- _What you will do_: Return precisely the span of lines from the top of the material below to the line containing "73.0, 73.5, 74.8];", both included. Pictures are excluded.

- _Dataset excerpt_:

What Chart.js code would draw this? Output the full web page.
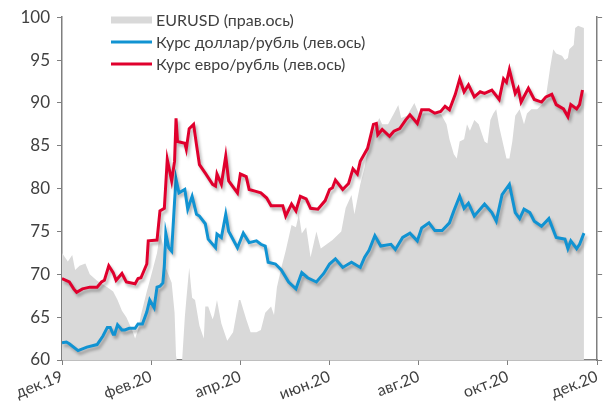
<!DOCTYPE html>
<html lang="ru">
<head>
  <meta charset="UTF-8" />
  <title>Курс доллара и евро</title>
  <script src="https://cdn.jsdelivr.net/npm/chart.js"></script>
  <style>
    body { margin: 0; background: #fff; }
    .wrap { width: 606px; height: 405px; position: relative; }
  </style>
</head>
<body>
<div class="wrap"><canvas id="fx"></canvas></div>
<script>
  // x = days since 1 Dec 2019
  const monthLabels = ['дек.19', 'фев.20', 'апр.20', 'июн.20', 'авг.20', 'окт.20', 'дек.20'];
  const monthTicks = [0, 61, 122, 183, 244, 305, 366];
  const seriesNames = ['EURUSD (прав.ось)', 'Курс доллар/рубль (лев.ось)', 'Курс евро/рубль (лев.ось)'];

  const usdDays = [0, 3, 5, 11, 17, 24, 26, 28, 31, 33, 35, 36, 38, 41, 43, 46, 50, 52, 55, 58, 60, 63, 65, 67, 69, 70, 71, 73, 75, 77, 78, 80, 84, 86, 89, 92, 94, 98, 100, 105, 106, 109, 112, 114, 115, 120, 124, 128, 133, 136, 139, 141, 146, 150, 155, 160, 164, 168, 174, 179, 183, 187, 192, 198, 204, 207, 210, 214, 218, 225, 228, 233, 238, 243, 246, 251, 255, 260, 265, 268, 272, 275, 278, 282, 289, 294, 297, 301, 306, 310, 313, 316, 320, 323, 328, 333, 338, 344, 346, 348, 352, 354, 357];
  const usdRub = [62.0, 62.1, 61.9, 61.1, 61.5, 61.8, 62.3, 62.8, 63.8, 63.8, 63.0, 63.0, 64.1, 63.5, 63.5, 63.7, 63.7, 64.2, 64.2, 65.6, 67.0, 66.1, 68.5, 68.6, 69.0, 71.0, 74.8, 73.1, 72.7, 78.5, 81.1, 79.5, 79.9, 77.6, 79.1, 77.0, 76.8, 75.9, 74.1, 73.1, 74.7, 74.3, 77.0, 75.0, 74.7, 73.1, 74.8, 73.7, 73.9, 73.5, 73.3, 71.4, 71.2, 70.5, 69.1, 68.3, 70.2, 69.6, 69.1, 70.1, 71.2, 71.8, 70.8, 71.4, 70.8, 72.0, 72.8, 74.5, 73.3, 73.5, 72.9, 74.3, 74.8, 73.9, 75.4, 76.0, 75.1, 75.1, 76.0, 77.4, 79.1, 77.7, 78.3, 76.8, 78.2, 77.2, 76.2, 79.3, 80.5, 77.2, 76.5, 77.6, 77.2, 76.2, 75.6, 76.5, 74.3, 74.1, 73.0, 73.9, 73.0, 73.5, 74.8];

  const eurDays = [0, 5, 8, 10, 14, 19, 24, 27, 29, 32, 35, 37, 41, 44, 50, 52, 54, 58, 59, 65, 67, 70, 72, 75, 77, 78, 79, 84, 85, 87, 90, 92, 94, 98, 103, 105, 106, 109, 112, 114, 120, 122, 126, 128, 132, 136, 140, 143, 147, 151, 153, 157, 160, 163, 167, 170, 175, 180, 183, 185, 187, 192, 196, 199, 202, 204, 209, 213, 215, 216, 219, 224, 227, 231, 235, 238, 243, 246, 251, 255, 259, 262, 265, 269, 272, 275, 278, 282, 286, 289, 294, 299, 302, 304, 306, 310, 312, 314, 319, 323, 328, 331, 335, 338, 343, 346, 348, 352, 354, 356];
  const eurRub = [69.5, 69.1, 68.3, 67.9, 68.3, 68.5, 68.5, 69.1, 69.3, 71.0, 70.2, 69.3, 70.1, 69.1, 68.9, 69.5, 69.6, 71.2, 73.9, 74.0, 77.4, 77.7, 83.4, 80.9, 83.2, 88.2, 85.5, 85.3, 84.6, 87.0, 87.5, 85.1, 82.8, 81.8, 80.5, 80.3, 81.7, 80.5, 83.8, 80.9, 79.5, 81.7, 81.4, 79.9, 79.7, 79.5, 78.9, 78.0, 78.0, 78.0, 76.8, 78.2, 77.4, 79.1, 78.8, 77.7, 77.6, 78.6, 79.9, 80.1, 81.0, 79.9, 80.6, 82.3, 81.7, 83.2, 84.7, 87.5, 87.6, 86.3, 86.9, 86.1, 86.7, 87.0, 88.0, 88.6, 87.6, 89.2, 89.2, 88.8, 89.0, 89.6, 89.2, 91.0, 92.8, 91.3, 92.1, 90.7, 91.3, 91.1, 91.5, 90.4, 92.8, 92.4, 93.9, 91.1, 91.7, 90.1, 91.7, 90.4, 90.1, 90.7, 91.0, 89.8, 89.3, 88.4, 89.8, 89.3, 89.8, 91.5];

  const eurusdDays = [0, 4, 7, 9, 12, 16, 19, 24, 31, 35, 38, 41, 44, 48, 50, 52, 54, 58, 60, 65, 67, 69, 71, 75, 77, 78, 79, 82, 84, 85, 87, 89, 91, 94, 97, 98, 100, 103, 104, 106, 109, 113, 117, 121, 122, 126, 129, 133, 136, 139, 143, 145, 147, 150, 153, 157, 160, 162, 164, 167, 170, 174, 177, 181, 185, 191, 194, 198, 200, 204, 207, 210, 214, 217, 219, 223, 227, 230, 232, 236, 241, 244, 250, 255, 259, 263, 265, 268, 270, 272, 275, 277, 279, 282, 285, 289, 291, 293, 295, 297, 299, 302, 304, 306, 308, 310, 313, 316, 318, 321, 325, 328, 331, 334, 336, 338, 342, 344, 346, 347, 350, 351, 353, 357];
  const eurusd = [1.110, 1.106, 1.109, 1.102, 1.104, 1.105, 1.100, 1.097, 1.094, 1.092, 1.088, 1.083, 1.080, 1.074, 1.070, 1.074, 1.081, 1.092, 1.097, 1.110, 1.119, 1.114, 1.103, 1.096, 1.082, 1.062, 1.058, 1.058, 1.080, 1.088, 1.103, 1.089, 1.088, 1.076, 1.070, 1.085, 1.085, 1.079, 1.081, 1.088, 1.077, 1.069, 1.073, 1.088, 1.088, 1.079, 1.073, 1.073, 1.074, 1.082, 1.085, 1.081, 1.094, 1.103, 1.111, 1.123, 1.122, 1.128, 1.119, 1.122, 1.108, 1.120, 1.112, 1.114, 1.116, 1.120, 1.131, 1.137, 1.128, 1.142, 1.150, 1.162, 1.168, 1.173, 1.170, 1.170, 1.175, 1.179, 1.173, 1.174, 1.180, 1.175, 1.175, 1.175, 1.175, 1.170, 1.163, 1.156, 1.154, 1.162, 1.163, 1.170, 1.167, 1.172, 1.170, 1.162, 1.161, 1.172, 1.175, 1.177, 1.169, 1.160, 1.154, 1.154, 1.162, 1.174, 1.177, 1.170, 1.175, 1.177, 1.177, 1.179, 1.183, 1.197, 1.205, 1.203, 1.202, 1.200, 1.201, 1.205, 1.207, 1.215, 1.216, 1.215];

  const toPoints = (days, vals) => days.map((d, i) => ({ x: d, y: vals[i] }));

  const FONT = 'Lato, "Liberation Sans", sans-serif';
  const TEXT = '#404040';
  const AXIS = '#7f7f7f';

  // soft shadow under the two rouble lines
  const lineShadow = {
    id: 'lineShadow',
    beforeDatasetDraw(chart, args) {
      const ctx = chart.ctx;
      ctx.save();
      if (args.index > 0) {
        ctx.shadowColor = 'rgba(0,0,0,0.28)';
        ctx.shadowBlur = 3;
        ctx.shadowOffsetX = 2;
        ctx.shadowOffsetY = 3;
      }
    },
    afterDatasetDraw(chart) {
      chart.ctx.restore();
    }
  };

  // legend sits inside the plot, top left
  const insideLegend = {
    id: 'insideLegend',
    afterDraw(chart) {
      const ctx = chart.ctx;
      const x0 = 111, y0 = 20, gap = 22;
      ctx.save();
      ctx.font = '16px ' + FONT;
      ctx.textBaseline = 'middle';
      chart.data.datasets.forEach((ds, i) => {
        const y = y0 + i * gap;
        if (i === 0) {
          ctx.fillStyle = ds.backgroundColor;
          ctx.fillRect(x0, y - 3.5, 41, 7);
        } else {
          ctx.strokeStyle = ds.borderColor;
          ctx.lineWidth = 3;
          ctx.beginPath();
          ctx.moveTo(x0, y);
          ctx.lineTo(x0 + 41, y);
          ctx.stroke();
        }
        ctx.fillStyle = TEXT;
        ctx.fillText(ds.label, x0 + 45, y + 1);
      });
      ctx.restore();
    }
  };

  new Chart(document.getElementById('fx'), {
    type: 'line',
    data: {
      datasets: [
        {
          label: seriesNames[0],
          data: toPoints(eurusdDays, eurusd),
          yAxisID: 'y2',
          backgroundColor: '#d9d9d9',
          borderWidth: 0,
          pointRadius: 0,
          fill: 'start',
          order: 3
        },
        {
          label: seriesNames[1],
          data: toPoints(usdDays, usdRub),
          yAxisID: 'y',
          borderColor: '#1193d2',
          borderWidth: 3,
          pointRadius: 0,
          fill: false,
          order: 2
        },
        {
          label: seriesNames[2],
          data: toPoints(eurDays, eurRub),
          yAxisID: 'y',
          borderColor: '#e0002d',
          borderWidth: 3,
          pointRadius: 0,
          fill: false,
          order: 1
        }
      ]
    },
    options: {
      responsive: true,
      maintainAspectRatio: false,
      animation: false,
      layout: { padding: { top: 15, left: 0, right: 0, bottom: 0 } },
      plugins: {
        legend: { display: false },
        tooltip: { enabled: false }
      },
      scales: {
        x: {
          type: 'linear',
          min: 0,
          max: 366,
          afterBuildTicks: s => { s.ticks = monthTicks.map(v => ({ value: v })); },
          afterFit: s => { s.height = 45; },
          grid: { drawOnChartArea: false, tickLength: 5, color: AXIS },
          border: { color: AXIS, width: 1.5 },
          ticks: {
            autoSkip: false,
            minRotation: 21,
            maxRotation: 21,
            padding: 2,
            color: TEXT,
            font: { family: FONT, size: 16 },
            callback: (v, i) => monthLabels[i]
          }
        },
        y: {
          position: 'left',
          min: 60,
          max: 100,
          afterFit: s => { s.width = 62; },
          grid: { drawOnChartArea: false, tickLength: 5, color: AXIS },
          border: { color: AXIS, width: 1.5 },
          ticks: {
            stepSize: 5,
            padding: 7,
            color: TEXT,
            font: { family: FONT, size: 17 }
          }
        },
        y2: {
          position: 'right',
          min: 1.06,
          max: 1.22,
          afterFit: s => { s.width = 5; },
          grid: { drawOnChartArea: false, tickLength: 5, color: AXIS },
          border: { color: AXIS, width: 1.5 },
          ticks: {
            stepSize: 0.02,
            callback: () => ''
          }
        }
      }
    },
    plugins: [lineShadow, insideLegend]
  });
</script>
</body>
</html>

- _Exercise solution_:
What Chart.js code would draw this? Output the full web page.
<!DOCTYPE html>
<html lang="ru">
<head>
  <meta charset="UTF-8" />
  <title>Курс доллара и евро</title>
  <script src="https://cdn.jsdelivr.net/npm/chart.js"></script>
  <style>
    body { margin: 0; background: #fff; }
    .wrap { width: 606px; height: 405px; position: relative; }
  </style>
</head>
<body>
<div class="wrap"><canvas id="fx"></canvas></div>
<script>
  // x = days since 1 Dec 2019
  const monthLabels = ['дек.19', 'фев.20', 'апр.20', 'июн.20', 'авг.20', 'окт.20', 'дек.20'];
  const monthTicks = [0, 61, 122, 183, 244, 305, 366];
  const seriesNames = ['EURUSD (прав.ось)', 'Курс доллар/рубль (лев.ось)', 'Курс евро/рубль (лев.ось)'];

  const usdDays = [0, 3, 5, 11, 17, 24, 26, 28, 31, 33, 35, 36, 38, 41, 43, 46, 50, 52, 55, 58, 60, 63, 65, 67, 69, 70, 71, 73, 75, 77, 78, 80, 84, 86, 89, 92, 94, 98, 100, 105, 106, 109, 112, 114, 115, 120, 124, 128, 133, 136, 139, 141, 146, 150, 155, 160, 164, 168, 174, 179, 183, 187, 192, 198, 204, 207, 210, 214, 218, 225, 228, 233, 238, 243, 246, 251, 255, 260, 265, 268, 272, 275, 278, 282, 289, 294, 297, 301, 306, 310, 313, 316, 320, 323, 328, 333, 338, 344, 346, 348, 352, 354, 357];
  const usdRub = [62.0, 62.1, 61.9, 61.1, 61.5, 61.8, 62.3, 62.8, 63.8, 63.8, 63.0, 63.0, 64.1, 63.5, 63.5, 63.7, 63.7, 64.2, 64.2, 65.6, 67.0, 66.1, 68.5, 68.6, 69.0, 71.0, 74.8, 73.1, 72.7, 78.5, 81.1, 79.5, 79.9, 77.6, 79.1, 77.0, 76.8, 75.9, 74.1, 73.1, 74.7, 74.3, 77.0, 75.0, 74.7, 73.1, 74.8, 73.7, 73.9, 73.5, 73.3, 71.4, 71.2, 70.5, 69.1, 68.3, 70.2, 69.6, 69.1, 70.1, 71.2, 71.8, 70.8, 71.4, 70.8, 72.0, 72.8, 74.5, 73.3, 73.5, 72.9, 74.3, 74.8, 73.9, 75.4, 76.0, 75.1, 75.1, 76.0, 77.4, 79.1, 77.7, 78.3, 76.8, 78.2, 77.2, 76.2, 79.3, 80.5, 77.2, 76.5, 77.6, 77.2, 76.2, 75.6, 76.5, 74.3, 74.1, 73.0, 73.9, 73.0, 73.5, 74.8];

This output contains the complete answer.